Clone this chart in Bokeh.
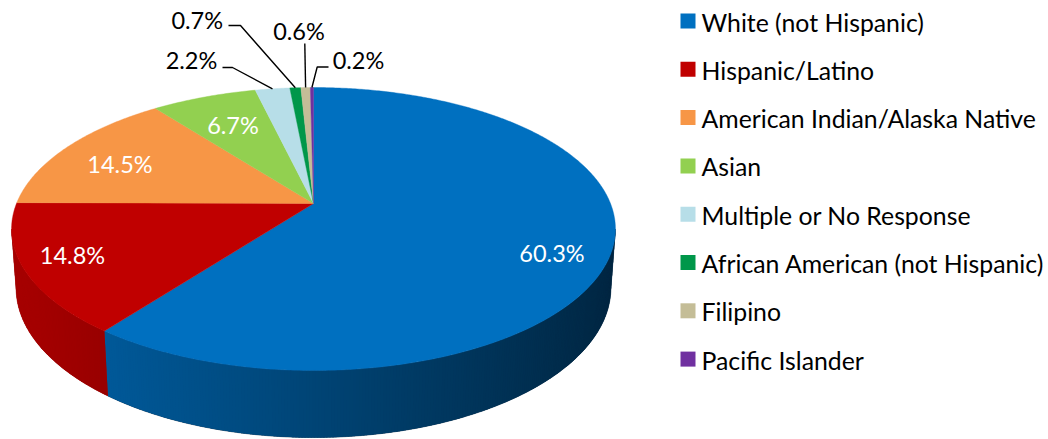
import math
from bokeh.plotting import figure
from bokeh.models import Range1d
from bokeh.core.properties import value
from bokeh.embed import file_html
from bokeh.resources import INLINE

# ---- data ----
categories = ["White (not Hispanic)", "Hispanic/Latino", "American Indian/Alaska Native",
              "Asian", "Multiple or No Response", "African American (not Hispanic)",
              "Filipino", "Pacific Islander"]
values = [60.3, 14.8, 14.5, 6.7, 2.2, 0.7, 0.6, 0.2]
colors = ["#0070C0", "#C00000", "#F79646", "#92D050", "#B7DEE8", "#00974A", "#C4BD97", "#7030A0"]
labels = [f"{v}%" for v in values]

# ---- layout (pixel positions of label texts) ----
label_pos = [(551.5, 252), (72, 254.5), (119.5, 163), (232.5, 124),
             (191, 59.5), (196.7, 19.5), (298.5, 30.5), (358, 59.5)]
label_inside = [True, True, True, True, False, False, False, False]
# leader line start / elbow points for outside labels
leader_pts = {4: [(222, 67), (232, 67)], 5: [(228, 25), (240, 25)],
              6: [(304.3, 43)], 7: [(328, 66.5), (316.7, 66.5)]}

# ---- 3D pie projection ----
CX, CY = 313.0, 203.0
A, Q, K = 297.0, 136.9, 0.1802
E, M = 0.0147, 58.4


def top(th):
    r = math.radians(th)
    u, v = math.sin(r), -math.cos(r)
    w = 1 - K * v
    return CX + A * u / w, CY + Q * v / w


def bot(th):
    r = math.radians(th)
    u, v = math.sin(r), -math.cos(r)
    w = 1 - K * v + E
    return CX + A * u / w, CY + (Q * v + M) / w


def shade(hexcol, x):
    f = max(0.3, min(1.0, 0.88 - 0.00088 * (x - 10)))
    r, g, b = int(hexcol[1:3], 16), int(hexcol[3:5], 16), int(hexcol[5:7], 16)
    return "#%02x%02x%02x" % (int(r * f), int(g * f), int(b * f))


total = sum(values)
bounds = []
acc = 0.0
for v in values:
    a0 = acc / total * 360
    acc += v
    a1 = acc / total * 360
    bounds.append((a0, a1))

FRONT0 = 90 + math.degrees(math.asin(K))
FRONT1 = 270 - math.degrees(math.asin(K))

W, H = 1048, 439
p = figure(width=W, height=H, x_range=Range1d(0, W), y_range=Range1d(H, 0),
           output_backend="svg", toolbar_location=None, min_border=0,
           x_axis_location=None, y_axis_location=None)
p.grid.visible = False
p.outline_line_color = None
p.background_fill_color = "white"
p.border_fill_color = "white"

# side: one base band per slice, then slightly overlapping gradient strips
bx, by, bc = [], [], []
sx, sy, sc = [], [], []
for (a0, a1), col in zip(bounds, colors):
    s0, s1 = max(a0, FRONT0), min(a1, FRONT1)
    if s1 <= s0:
        continue
    n = max(1, int(math.ceil((s1 - s0) / 0.5)))
    angs = [s0 + (s1 - s0) * i / n for i in range(n + 1)]
    tp = [top(a) for a in angs]
    bp = [bot(a) for a in angs]
    bx.append([q[0] for q in tp] + [q[0] for q in bp[::-1]])
    by.append([q[1] for q in tp] + [q[1] for q in bp[::-1]])
    bc.append(shade(col, max(q[0] for q in tp)))
    for i in range(n):
        t0 = angs[i]
        t1 = min(s1, angs[i + 1] + 0.3)
        p0, p1, q1, q0 = top(t0), top(t1), bot(t1), bot(t0)
        xs = [p0[0], p1[0], q1[0], q0[0]]
        ys = [p0[1], p1[1], q1[1], q0[1]]
        sx.append(xs)
        sy.append(ys)
        sc.append(shade(col, sum(xs) / 4))
p.patches(bx, by, fill_color=bc, line_color=bc, line_width=0.5)
p.patches(sx, sy, fill_color=sc, line_color=None)

# top faces
tx, ty = [], []
for (a0, a1) in bounds:
    n = max(2, int(math.ceil((a1 - a0) / 0.5)))
    xs, ys = [CX], [CY]
    for i in range(n + 1):
        x, y = top(a0 + (a1 - a0) * i / n)
        xs.append(x)
        ys.append(y)
    tx.append(xs)
    ty.append(ys)
p.patches(tx, ty, fill_color=colors, line_color=colors, line_width=0.4)

# leader lines
lx, ly = [], []
for i, pts in leader_pts.items():
    a0, a1 = bounds[i]
    ex, ey = top((a0 + a1) / 2)
    xs = [pt[0] for pt in pts] + [ex]
    ys = [pt[1] for pt in pts] + [ey]
    lx.append(xs)
    ly.append(ys)
p.multi_line(lx, ly, line_color="black", line_width=1.4)

# data labels
FONT = value("Lato")
for i, lab in enumerate(labels):
    x, y = label_pos[i]
    p.text([x], [y], text=[lab], text_font=FONT, text_font_size="23.5px",
           text_align="center", text_baseline="middle",
           text_color="white" if label_inside[i] else "black")

# legend
row_y = [20.5 + 48.3 * i for i in range(len(categories))]
p.rect([687.5] * len(categories), row_y, width=15, height=15,
       fill_color=colors, line_color=None)
p.text([701] * len(categories), [y + 1 for y in row_y], text=categories,
       text_font=FONT, text_font_size="24.8px", text_align="left",
       text_baseline="middle", text_color="black")

open("out.html", "w").write(file_html(p, INLINE))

--- --- ---

▸ **Stated exercise**
Starting with the first line of the data above and ending with the line containing "FRONT1 = 270 - math.degrees(math.asin(K))", please restate every line exactly, leaving images out.

▸ **Written reply**
Clone this chart in Bokeh.
import math
from bokeh.plotting import figure
from bokeh.models import Range1d
from bokeh.core.properties import value
from bokeh.embed import file_html
from bokeh.resources import INLINE

# ---- data ----
categories = ["White (not Hispanic)", "Hispanic/Latino", "American Indian/Alaska Native",
              "Asian", "Multiple or No Response", "African American (not Hispanic)",
              "Filipino", "Pacific Islander"]
values = [60.3, 14.8, 14.5, 6.7, 2.2, 0.7, 0.6, 0.2]
colors = ["#0070C0", "#C00000", "#F79646", "#92D050", "#B7DEE8", "#00974A", "#C4BD97", "#7030A0"]
labels = [f"{v}%" for v in values]

# ---- layout (pixel positions of label texts) ----
label_pos = [(551.5, 252), (72, 254.5), (119.5, 163), (232.5, 124),
             (191, 59.5), (196.7, 19.5), (298.5, 30.5), (358, 59.5)]
label_inside = [True, True, True, True, False, False, False, False]
# leader line start / elbow points for outside labels
leader_pts = {4: [(222, 67), (232, 67)], 5: [(228, 25), (240, 25)],
              6: [(304.3, 43)], 7: [(328, 66.5), (316.7, 66.5)]}

# ---- 3D pie projection ----
CX, CY = 313.0, 203.0
A, Q, K = 297.0, 136.9, 0.1802
E, M = 0.0147, 58.4


def top(th):
    r = math.radians(th)
    u, v = math.sin(r), -math.cos(r)
    w = 1 - K * v
    return CX + A * u / w, CY + Q * v / w


def bot(th):
    r = math.radians(th)
    u, v = math.sin(r), -math.cos(r)
    w = 1 - K * v + E
    return CX + A * u / w, CY + (Q * v + M) / w


def shade(hexcol, x):
    f = max(0.3, min(1.0, 0.88 - 0.00088 * (x - 10)))
    r, g, b = int(hexcol[1:3], 16), int(hexcol[3:5], 16), int(hexcol[5:7], 16)
    return "#%02x%02x%02x" % (int(r * f), int(g * f), int(b * f))


total = sum(values)
bounds = []
acc = 0.0
for v in values:
    a0 = acc / total * 360
    acc += v
    a1 = acc / total * 360
    bounds.append((a0, a1))

FRONT0 = 90 + math.degrees(math.asin(K))
FRONT1 = 270 - math.degrees(math.asin(K))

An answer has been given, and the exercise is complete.